Though it's currently experiencing a resurgence in pop culture, astrology has been around for millennia and its basic tenet — looking to the sky for guidance — has been a practice since humans were, well, humans. In ancient Mesopotamia, Babylonians mapped out the sky and began to chart Jupiter's annual trek through the 12 zodiac constellations. They noted the characteristics of babies born "beneath" each sign, and used the sky as a divination practice.
The Ancient Greeks then took up the mantle of astrology around 600 B.C., refining it and adding shape to the still-recognizable practice we engage in today. Following the collapse of Alexandria around the 7th century, the Islamic Empire adopted astrology, maintaining and expanding it. By the time the European Renaissance rolled around, astrology was already considered an ancient practice.

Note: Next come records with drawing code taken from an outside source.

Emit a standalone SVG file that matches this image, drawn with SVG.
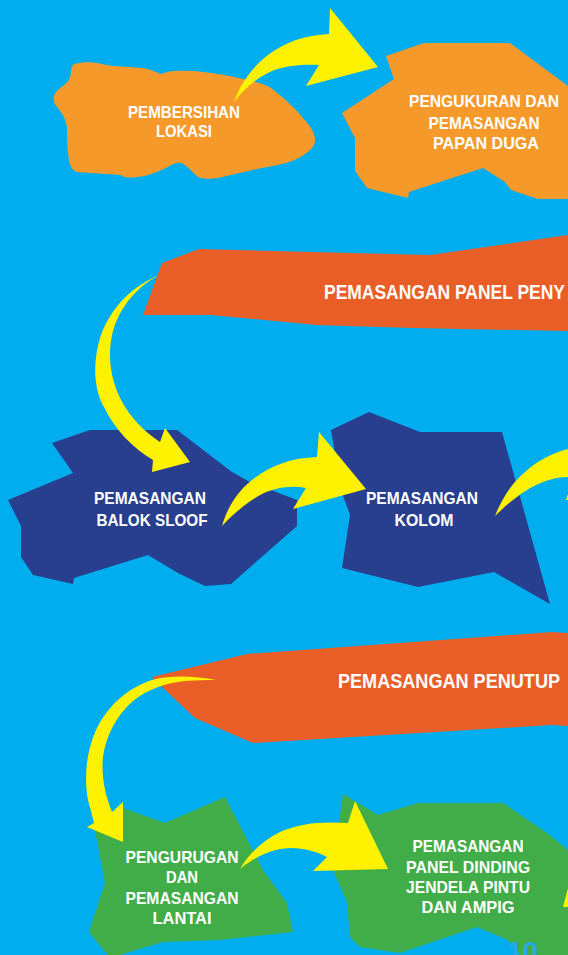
<svg xmlns="http://www.w3.org/2000/svg" width="568" height="955" viewBox="0 0 568 955">
<style>
.bg{fill:#00AEEF}
.orange{fill:#F4992A}
.banner{fill:#E95E27}
.navy{fill:#273F8E}
.green{fill:#41AD49}
.arrow{fill:#FFF200}
.t{font-family:"Liberation Sans",Arial,sans-serif;font-weight:bold;font-size:17px;fill:#FFFFFF;text-anchor:middle}
.tb{font-family:"Liberation Sans",Arial,sans-serif;font-weight:bold;font-size:21px;fill:#FFFFFF}
.pn{font-family:"Liberation Sans",Arial,sans-serif;font-weight:bold;font-size:28px;fill:#27AAE1}
</style>
<rect class="bg" x="0" y="0" width="568" height="955"/>

<g id="node-pembersihan">
<path class="orange" d="M74,64 C90,60 100,64 107,65 C125,68 140,66 151,70 L161,74 C166,72 170,71 175,71 C190,70 205,72 218,74 C230,76 245,79 255,82 C265,84 272,88 276,92 C284,98 290,104 296,110 C303,118 310,125 313,132 C317,140 315,146 309,151 C300,158 292,162 282,164 C270,167 260,168 249,171 C238,173 228,176 218,178 C210,179 202,179 198,177 C192,172 188,166 181,163 C175,162 172,165 168,167 C158,172 148,176 138,177 C130,178 124,178 121,175 C110,174 90,173 77,172 C72,170 70,166 69,160 C67,150 67,140 67,130 C67,120 62,113 57,107 C52,101 53,95 57,91 C62,86 66,84 69,80 C72,74 70,67 74,64 Z"/>
<text class="t" x="184" y="118" textLength="112" lengthAdjust="spacingAndGlyphs">PEMBERSIHAN</text>
<text class="t" x="184" y="137" textLength="56" lengthAdjust="spacingAndGlyphs">LOKASI</text>
</g>

<g id="node-pengukuran">
<polygon class="orange" points="386,56 424,43 510,43 568,86 568,199 538,199 511,190 505,182 483,168 409,192 408,198 367,188 355,171 355,138 342,113 394,79"/>
<text class="t" x="484" y="107" textLength="150" lengthAdjust="spacingAndGlyphs">PENGUKURAN DAN</text>
<text class="t" x="484" y="129" textLength="111" lengthAdjust="spacingAndGlyphs">PEMASANGAN</text>
<text class="t" x="486" y="149" textLength="106" lengthAdjust="spacingAndGlyphs">PAPAN DUGA</text>
</g>

<g id="node-panel-penyangga">
<polygon class="banner" points="162,263 199,249 430,255 568,235 568,331 413,328 317,325 210,315 143,315"/>
<text class="tb" x="324" y="299" textLength="241" lengthAdjust="spacingAndGlyphs">PEMASANGAN PANEL PENY</text>
</g>

<g id="node-balok-sloof">
<polygon class="navy" points="52,443 90,430 177,430 232,472 250,482 297,500 297,526 231,584 205,586 178,573 148,555 74,578 73,584 33,575 21,557 21,526 8,500 73,473"/>
<text class="t" x="150" y="504" textLength="112" lengthAdjust="spacingAndGlyphs">PEMASANGAN</text>
<text class="t" x="152" y="526" textLength="111" lengthAdjust="spacingAndGlyphs">BALOK SLOOF</text>
</g>

<g id="node-kolom">
<polygon class="navy" points="331,430 369,412 420,432 502,432 550,604 494,572 418,587 342,568 350,515 341,490"/>
<text class="t" x="422" y="504" textLength="112" lengthAdjust="spacingAndGlyphs">PEMASANGAN</text>
<text class="t" x="424" y="526" textLength="59" lengthAdjust="spacingAndGlyphs">KOLOM</text>
</g>

<g id="node-penutup">
<polygon class="banner" points="152,677 247,654 552,632 568,633 568,726 552,725 253,743 195,718 160,685"/>
<text class="tb" x="338" y="688" textLength="222" lengthAdjust="spacingAndGlyphs">PEMASANGAN PENUTUP</text>
</g>

<g id="node-pengurugan">
<polygon class="green" points="95,830 123,808 165,823 225,797 263,870 287,903 293,932 220,940 163,942 110,958 89,932 105,883"/>
<text class="t" x="182" y="863" textLength="113" lengthAdjust="spacingAndGlyphs">PENGURUGAN</text>
<text class="t" x="182" y="883" textLength="32" lengthAdjust="spacingAndGlyphs">DAN</text>
<text class="t" x="182" y="904" textLength="113" lengthAdjust="spacingAndGlyphs">PEMASANGAN</text>
<text class="t" x="182" y="924" textLength="59" lengthAdjust="spacingAndGlyphs">LANTAI</text>
</g>

<g id="node-panel-dinding">
<polygon class="green" points="343,794 378,815 418,803 503,803 547,833 568,850 568,955 520,955 508,940 477,927 400,953 360,947 350,937 347,902 333,870 336,840"/>
<text class="t" x="468" y="852" textLength="111" lengthAdjust="spacingAndGlyphs">PEMASANGAN</text>
<text class="t" x="468" y="873" textLength="124" lengthAdjust="spacingAndGlyphs">PANEL DINDING</text>
<text class="t" x="468" y="893" textLength="124" lengthAdjust="spacingAndGlyphs">JENDELA PINTU</text>
<text class="t" x="468" y="913" textLength="93" lengthAdjust="spacingAndGlyphs">DAN AMPIG</text>
<text class="pn" x="507" y="961">10</text>
</g>

<g id="connectors">
<path class="arrow" d="M234,102 C240,85 252,67 268,55 C285,42 305,35 329,34 L330,8 L378,67 L306,86 L319,65 C300,64 285,66 272,71 C258,77 245,88 234,102 Z"/>
<path class="arrow" d="M159,275 C135,285 112,305 101,335 C92,362 94,390 104,407 C115,430 133,448 153,460 L152,472 L190,462 L165,428 L160,442 C145,432 130,418 120,398 C108,372 107,345 116,322 C124,302 140,285 159,275 Z"/>
<path class="arrow" d="M222,526 C228,505 240,488 256,477 C272,465 292,458 317,457 L319,432 L366,489 L293,509 L306,488 C290,485 275,488 262,494 C248,502 235,512 222,526 Z"/>
<path class="arrow" d="M495,516 C502,498 512,483 525,472 C537,461 552,453 568,449 L568,477 C555,477 545,481 536,485 C522,492 508,503 495,516 Z"/>
<polygon class="arrow" points="566,500 568,494 568,500"/>
<path class="arrow" d="M216,680 C195,676 172,675 152,680 C128,688 108,705 96,730 C86,752 84,778 88,800 L94,823 L87,827 L123,842 L123,802 L112,812 C105,795 101,775 103,757 C106,735 117,715 133,701 C148,689 166,683 185,681 C197,680 207,680 216,680 Z"/>
<path class="arrow" d="M240,869 C248,855 262,841 280,832 C298,824 318,821 348,823 L355,801 L388,869 L313,871 L327,857 C318,852 305,848 290,848 C272,849 256,856 240,869 Z"/>
<polygon class="arrow" points="568,888 563,907 568,907"/>
</g>
</svg>
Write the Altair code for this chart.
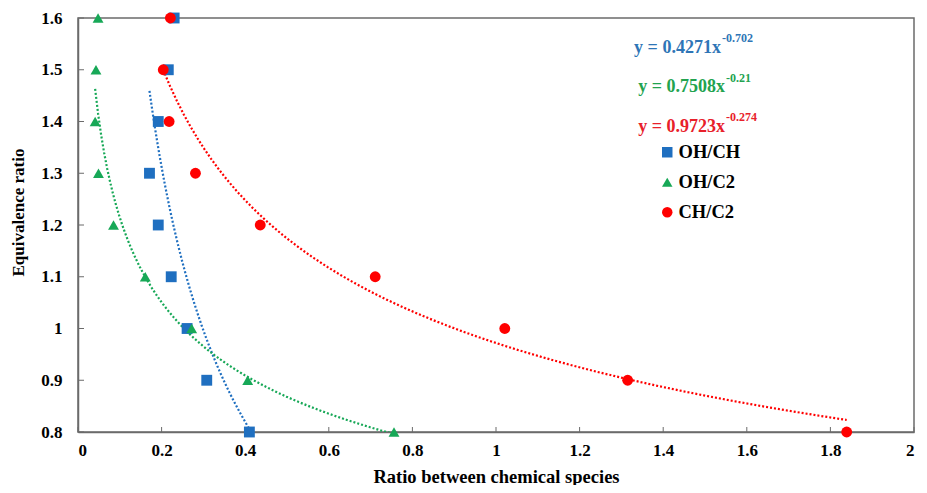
import altair as alt
import pandas as pd

# ---- data ----
series_names = ["OH/CH", "OH/C2", "CH/C2"]
equiv_ratio = [1.6, 1.5, 1.4, 1.3, 1.2, 1.1, 1.0, 0.9, 0.8]
oh_ch = [0.230, 0.216, 0.192, 0.171, 0.192, 0.223, 0.261, 0.308, 0.410]
oh_c2 = [0.048, 0.043, 0.041, 0.049, 0.085, 0.161, 0.272, 0.406, 0.756]
ch_c2 = [0.221, 0.204, 0.218, 0.281, 0.436, 0.711, 1.021, 1.315, 1.839]

colors = ["#1F6FC0", "#17A857", "#FF0000"]
eq_colors = ["#2E75B6", "#22A34F", "#E8202A"]
shapes = ["square", "triangle-up", "circle"]

eq_main = ["y = 0.4271x", "y = 0.7508x", "y = 0.9723x"]
eq_sup = ["-0.702", "-0.21", "-0.274"]
eq_x = [1.538, 1.548, 1.548]
eq_y = [1.532, 1.457, 1.380]
eq_sup_y = [1.553, 1.477, 1.401]

x_ticks = [0, 0.2, 0.4, 0.6, 0.8, 1.0, 1.2, 1.4, 1.6, 1.8, 2.0]
y_ticks = [0.8, 0.9, 1.0, 1.1, 1.2, 1.3, 1.4, 1.5, 1.6]

rows = []
for name, xs in zip(series_names, [oh_ch, oh_c2, ch_c2]):
    for xv, yv in zip(xs, equiv_ratio):
        rows.append({"series": name, "x": xv, "y": yv})
df = pd.DataFrame(rows)

eq_df = pd.DataFrame({"main": eq_main, "sup": eq_sup, "x": eq_x, "y": eq_y,
                      "sy": eq_sup_y, "color": eq_colors})

FONT = "Liberation Serif"
W, H = 836, 414

xs = alt.Scale(domain=[0, 2], nice=False)
ys = alt.Scale(domain=[0.8, 1.6], nice=False)

xaxis = alt.Axis(values=x_ticks, format="~g", title="Ratio between chemical species",
                 grid=False, ticks=False, labelPadding=10, titlePadding=9, titleFontSize=18.5)
yaxis = alt.Axis(values=y_ticks, format="~g", title="Equivalence ratio",
                 grid=False, ticks=False, labelPadding=16, titlePadding=13, titleY=194)

base = alt.Chart(df)

lines = base.transform_regression(
    "x", "y", method="pow", groupby=["series"]
).mark_line(strokeDash=[2, 2], strokeWidth=2.2, clip=True).encode(
    x=alt.X("x:Q", scale=xs, axis=xaxis),
    y=alt.Y("y:Q", scale=ys, axis=yaxis),
    stroke=alt.Stroke("series:N", scale=alt.Scale(domain=series_names, range=colors), legend=None),
    detail="series:N",
)

leg = alt.Legend(title=None, orient="none", legendX=580, legendY=125,
                 labelFont=FONT, labelFontSize=18.5, labelFontWeight="bold",
                 labelColor="black", symbolSize=110, rowPadding=11,
                 labelOffset=2, padding=0)

points = base.mark_point(filled=True, opacity=1, size=118).encode(
    x=alt.X("x:Q", scale=xs),
    y=alt.Y("y:Q", scale=ys),
    fill=alt.Fill("series:N", scale=alt.Scale(domain=series_names, range=colors), legend=leg),
    shape=alt.Shape("series:N", scale=alt.Scale(domain=series_names, range=shapes), legend=leg),
)

eq_main_txt = alt.Chart(eq_df).mark_text(
    align="right", baseline="alphabetic", font=FONT, fontSize=18, fontWeight="bold"
).encode(
    x=alt.X("x:Q", scale=xs), y=alt.Y("y:Q", scale=ys),
    text="main:N", color=alt.Color("color:N", scale=None),
)
eq_sup_txt = alt.Chart(eq_df).mark_text(
    align="left", baseline="alphabetic", font=FONT, fontSize=12, fontWeight="bold", dx=1
).encode(
    x=alt.X("x:Q", scale=xs), y=alt.Y("sy:Q", scale=ys),
    text="sup:N", color=alt.Color("color:N", scale=None),
)

xtick_df = pd.DataFrame({"v": x_ticks})
ytick_df = pd.DataFrame({"v": y_ticks})
xtick_rules = alt.Chart(xtick_df).mark_rule(color="#6b6b6b", strokeWidth=1).encode(
    x=alt.X("v:Q", scale=xs), y=alt.value(H - 5), y2=alt.value(H))
ytick_rules = alt.Chart(ytick_df).mark_rule(color="#6b6b6b", strokeWidth=1).encode(
    y=alt.Y("v:Q", scale=ys), x=alt.value(0), x2=alt.value(6))

chart = alt.layer(
    lines, xtick_rules, ytick_rules, points, eq_main_txt, eq_sup_txt
).resolve_scale(stroke="independent").properties(
    width=W, height=H,
    autosize=alt.AutoSizeParams(type="none"),
    padding={"left": 70, "top": 10, "right": 5, "bottom": 53},
    background="white",
).configure_view(
    stroke="#6b6b6b", strokeWidth=1.5
).configure_axis(
    domainColor="#6b6b6b", domainWidth=1.5,
    labelFont=FONT, labelFontSize=17, labelFontWeight="bold", labelColor="black",
    titleFont=FONT, titleFontSize=17, titleFontWeight="bold", titleColor="black",
)

chart.save("out.html", embed_options={"renderer": "svg", "actions": False})
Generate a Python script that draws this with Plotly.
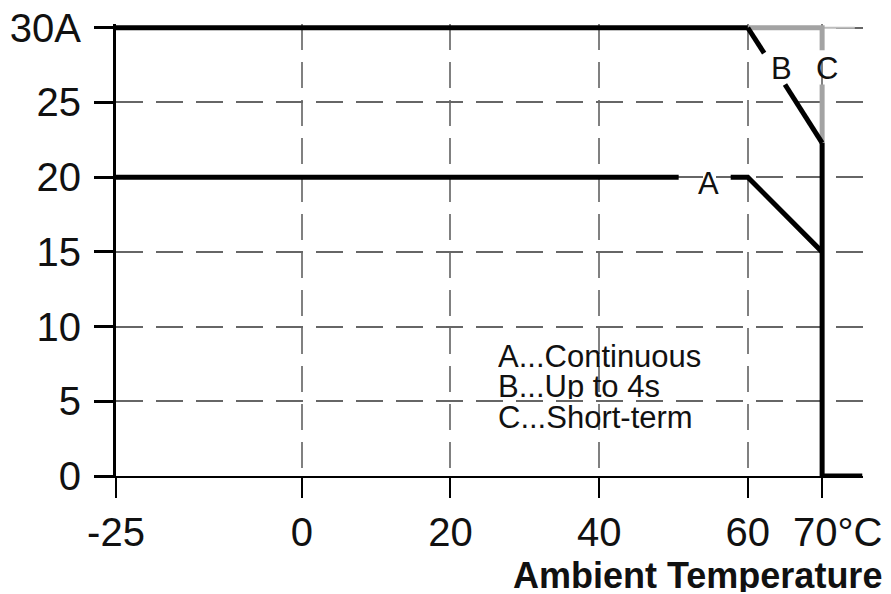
import plotly.graph_objects as go

# ---- data ----
x_tickvals = [-25, 0, 20, 40, 60, 70]
x_ticktext = ["-25", "0", "20", "40", "60", "70°C"]
y_tickvals = [0, 5, 10, 15, 20, 25, 30]
y_ticktext = ["0", "5", "10", "15", "20", "25", "30A"]

top_x = [-25, 60]
top_y = [30, 30]

curve_a_x = [-25, 50.7, None, 57.7, 60, 70]
curve_a_y = [20, 20, None, 20, 20, 15]

curve_b_x = [60, 62.2, None, 65.0, 70]
curve_b_y = [30, 28.3, None, 26.2, 22.3]

curve_c_x = [60, 70, 70, None, 70, 70]
curve_c_y = [30, 30, 28.5, None, 26.2, 22.3]

grid30_x = [70, 74.4]
grid30_y = [30, 30]

drop_x = [70, 70, 75.4]
drop_y = [22.3, 0, 0]

curve_labels = ["A", "B", "C"]
curve_label_x = [54.7, 64.5, 70.7]
curve_label_y = [19.6, 27.3, 27.3]

legend_lines = ["A...Continuous", "B...Up to 4s", "C...Short-term"]
legend_y = [8.0, 6.0, 3.9]
legend_x = 26.3

FONT = "Liberation Sans, Arial, sans-serif"
BLACK = "#000000"
GRAY = "#a3a3a3"
TICK_SIZE = 40

fig = go.Figure()

def add_line(xs, ys, color, width):
    fig.add_trace(go.Scatter(x=xs, y=ys, mode="lines",
                             line=dict(color=color, width=width),
                             cliponaxis=False, hoverinfo="skip",
                             showlegend=False))

add_line(grid30_x, grid30_y, "#bdbdbd", 2)
add_line(curve_c_x, curve_c_y, GRAY, 5)
add_line(top_x, top_y, BLACK, 5)
add_line(curve_b_x, curve_b_y, BLACK, 5)
add_line(curve_a_x, curve_a_y, BLACK, 5)
add_line(drop_x, drop_y, BLACK, 5)

for t, xv, yv in zip(curve_labels, curve_label_x, curve_label_y):
    fig.add_annotation(x=xv, y=yv, text=t, showarrow=False,
                       xanchor="center", yanchor="middle",
                       font=dict(family=FONT, size=31, color="#111"))

for t, yv in zip(legend_lines, legend_y):
    fig.add_annotation(x=legend_x, y=yv, text=t, showarrow=False,
                       xanchor="left", yanchor="middle", height=25,
                       borderpad=0, valign="middle",
                       font=dict(family=FONT, size=31, color="#111"))

# last x tick label ("70°C") sits offset to the right of its tick, as in the reference
shown_ticktext = x_ticktext[:-1] + [""]
fig.add_annotation(x=x_tickvals[-1], xref="x", yref="paper", y=0,
                   text=x_ticktext[-1], showarrow=False,
                   xanchor="left", yanchor="middle", xshift=-31, yshift=-56,
                   font=dict(family=FONT, size=TICK_SIZE, color="#111"))

fig.add_annotation(xref="paper", yref="paper", x=1, y=0,
                   xshift=21, yshift=-99, xanchor="right", yanchor="middle",
                   height=34, valign="middle",
                   text="<b>Ambient Temperature</b>", showarrow=False,
                   font=dict(family=FONT, size=36, color="#111"))

fig.update_xaxes(range=[-25, 75.5], tickvals=x_tickvals, ticktext=shown_ticktext,
                 tickangle=0, automargin=False,
                 ticks="outside", ticklen=20, tickwidth=2, tickcolor=BLACK,
                 showline=True, linecolor=BLACK, linewidth=2,
                 showgrid=True, gridcolor="#808080", gridwidth=2,
                 griddash="26px,12px", zeroline=False,
                 tickfont=dict(family=FONT, size=TICK_SIZE, color="#111"))
fig.update_yaxes(range=[0, 30.25], tickvals=y_tickvals, ticktext=y_ticktext,
                 automargin=False,
                 ticks="outside", ticklen=19, tickwidth=3, tickcolor=BLACK,
                 showline=True, linecolor=BLACK, linewidth=3,
                 showgrid=True, gridcolor="#666666", gridwidth=1.5,
                 griddash="27px,13px", zeroline=False,
                 ticklabelstandoff=5,
                 tickfont=dict(family=FONT, size=TICK_SIZE, color="#111"))

fig.update_layout(width=891, height=594,
                  margin=dict(l=116, r=891 - 863, t=24, b=118),
                  paper_bgcolor="white", plot_bgcolor="white",
                  showlegend=False)

fig.write_html("out.html", config={"displayModeBar": False},
               post_script="document.body.style.margin='0';")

It was around this time period when the split between astrology and astronomy happened. For centuries, the two schools of thought had collectively fallen under the umbrella of "astrology" — it was a divination practice, sure, but it was also considered a science. But as science continued to move forward, certain practitioners could no longer abide by the "as above, so below" premise of astrology. Hence the rift and the continued, uh, tension.
Today, astrology has become increasingly popular among younger generations. Major news outlets have found a way of connecting to readers through their signs. So, is astrology "real"? That's not really the right question. What astrology fosters is a curiosity about others — their actions, their history, their motivations. It encourages people to look, honestly, at themselves. And also it's so, so useful when you're trying to figure out what to get someone as a gift for the holidays.